In statistics, a simple random sample is a subset of individuals (a sample) chosen from a larger set (a population). Each individual is chosen randomly and entirely by chance, such that each individual has the same probability of being chosen at any stage during the sampling process, and each subset of k individuals has the same probability of being chosen for the sample as any other subset of k individuals[1]. This process and technique is known as simple random sampling, and should not be confused with Random Sampling.
In small populations and often in large ones, such sampling is typically done "without replacement" ('SRSWOR'), i.e., one deliberately avoids choosing any member of the population more than once. Although simple random sampling can be conducted with replacement instead, this is less common and would normally be described more fully as simple random sampling with replacement ('SRSWR'). Sampling done without replacement is no longer independent, but still satisfies exchangeability, hence many results still hold. Further, for a small sample from a large population, sampling without replacement is approximately the same as sampling with replacement, since the odds of choosing the same individual twice is low.
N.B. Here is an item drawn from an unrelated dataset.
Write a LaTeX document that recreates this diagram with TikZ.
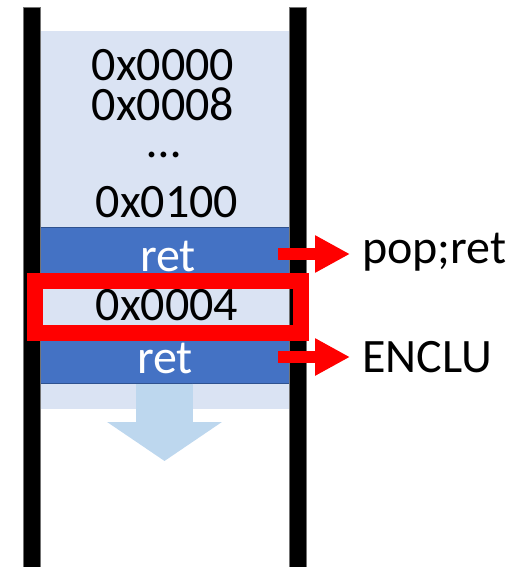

An unbiased random selection of individuals is important so that in the long run, the sample represents the population. However, this does not guarantee that a particular sample is a perfect representation of the population. Simple random sampling merely allows one to draw externally valid conclusions about the entire population based on the sample.
Conceptually, simple random sampling is the simplest of the probability sampling techniques. It requires a complete sampling frame, which may not be available or feasible to construct for large populations. Even if a complete frame is available, more efficient approaches may be possible if other useful information is available about the units in the population.
Advantages are that it is free of classification error, and it requires minimum advance knowledge of the population other than the frame. Its simplicity also makes it relatively easy to interpret data collected via SRS. For these reasons, simple random sampling best suits situations where not much information is available about the population and data collection can be efficiently conducted on randomly distributed items, or where the cost of sampling is small enough to make efficiency less important than simplicity. If these conditions are not true, stratified sampling or cluster sampling may be a better choice.
Contents |
In a simple random sample, one person must take a random sample from a population, and not have any order in which one chooses the specific individual.
Let us assume you had a school with 1000 students, divided equally into boys and girls, and you wanted to select 100 of them for further study. You might put all their names in a bucket and then pull 100 names out. Not only does each person have an equal chance of being selected, we can also easily calculate the probability of a given person being chosen, since we know the sample size (n) and the population (N) and it becomes a simple matter of division:
n/N or 100/1000 = 0.10 (10%)
This means that every student in the school has a 10% or 1 in 10 chance of being selected using this method. Further, all combinations of 100 students have the same probability of selection.
If a systematic pattern is introduced into random sampling, it is referred to as "systematic (random) sampling". For instance, if the students in our school had numbers attached to their names ranging from 0001 to 1000, and we chose a random starting point, e.g. 0533, and then pick every 10th name thereafter to give us our sample of 100 (starting over with 0003 after reaching 0993). In this sense, this technique is similar to cluster sampling, since the choice of the first unit will determine the remainder. This is no longer simple random sampling, because some combinations of 100 students have a larger selection probability than others - for instance, {3, 13, 23, ..., 993} has a 1/10 chance of selection, while {1, 2, 3, ..., 100} cannot be selected under this method.
If the members of the population come in two kinds, say "red" and "black", one can consider the distribution of the number of red elements in a sample of a given size. That distribution depends on the numbers of red and black elements in the full population. For a simple random sample with replacement, the distribution is a binomial distribution. For a simple random sample without replacement, one obtains a hypergeometric distribution.